So, everything I said about the Cash Register Restoration also applies here. I've always been fascinated with the mechanics, I'm in awe of any person's ability to understand all the parts and seeing it fixed is very pleasing.
Based on this video, I tried to find a youtube video that explained how slot machines work so I could solve the mystery, once and for all. It was surprisingly difficult and I didn't come up with anything definitive. When you search the subject, a million results of videos come up trying to teach you how to WIN at slot machines. It's just loads of Jimmy "The Scott" Jordan wannabes as far as the eye can see.
But even though I didn't find a great video explaining the mechanism of slot machines, if you're interested, you can watch the best video I was able to find here.
I wish there was a Build Your Own Slot Machine Kit. Lockpicking kits are popular, legos are popular, you should be able to send away for a box full of metal parts and step-by-step instructions for the amateur person with too much time and no hobbies to build their own metal slot machine.
Continuing the trend of restoration videos, this I found fascinating. I've always loved the aesthetics of the old mechanical cash registers.
I'm amazed by the work here. I don't understand how someone can know every single gear, spring, part - remember it, what it does and where it goes. Will we reach a point eventually where this kind of knowledge dies out forever?
After I watched one restoration video, my stream was flooded with a million more suggestions just like it. This alone is not surprising. But what I noticed was that of the myriad other suggestions, no two were from the same channel. That was a shock.
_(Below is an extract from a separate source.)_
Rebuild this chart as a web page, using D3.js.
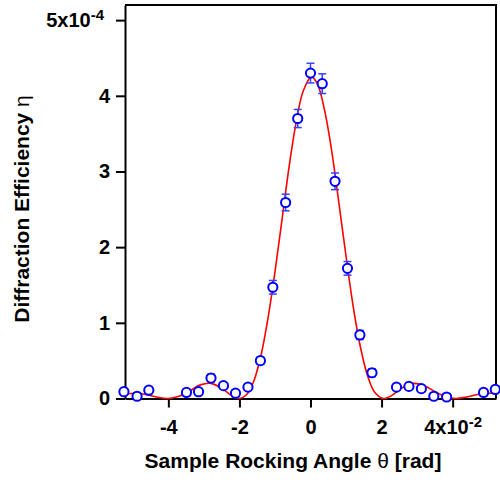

And you can tell that someone, somewhere, at some point in the past cracked the code because they're all following the same formula. Firstly, no talking. At no point in the video should you hear a human voice. If something needs to be communicated, it must be by text or gesture. Secondly, no humans (other than hands and arms). Secondly, no music, even for montages. The only sounds we hear are, first and foremost, the sound of the parts and tools and then secondly, occasionally, the ambient environment.
The effect is obvious. This is ASMR, this is the tranquility of Bob Ross meets the power tools of Norm Abram, this is oddly satisfying. This is that genre of videos that I don't know the name of which are pleasurable because they go from disorder to order. If you know the term for that, let me know.
One of the ways you can divide children (or people) is between those who are more interested in people and those who are more interested in things. Those who are more interested in people become nurses, teachers, social workers, etc. The people interested in things become engineers, inventors, mechanics. It's clear these videos appeal to the thing people in the extreme.
The most magical part of these videos is the sandblasting. You take the cruddiest, most decayed rusted metal and you think it's only fit for the trash and then you wave the sandblaster over it and it's like new - exactly like a magic wand. It's oddly satisfying, it's hypnotic. The second best part is the compliment to the sandblasting - powder coating (painting) the new, bright, shiny color.
The genre goes is a few directions. Most I've seen are old toys like the video above but there are also plastic toys from the 80s and 90s, electronics restorations (playstation, nintendo, etc) antique restorations (sowing machines, harvesters, cash registers), general machines (parking meters, intercoms, slot machines) and, of course, car restorations.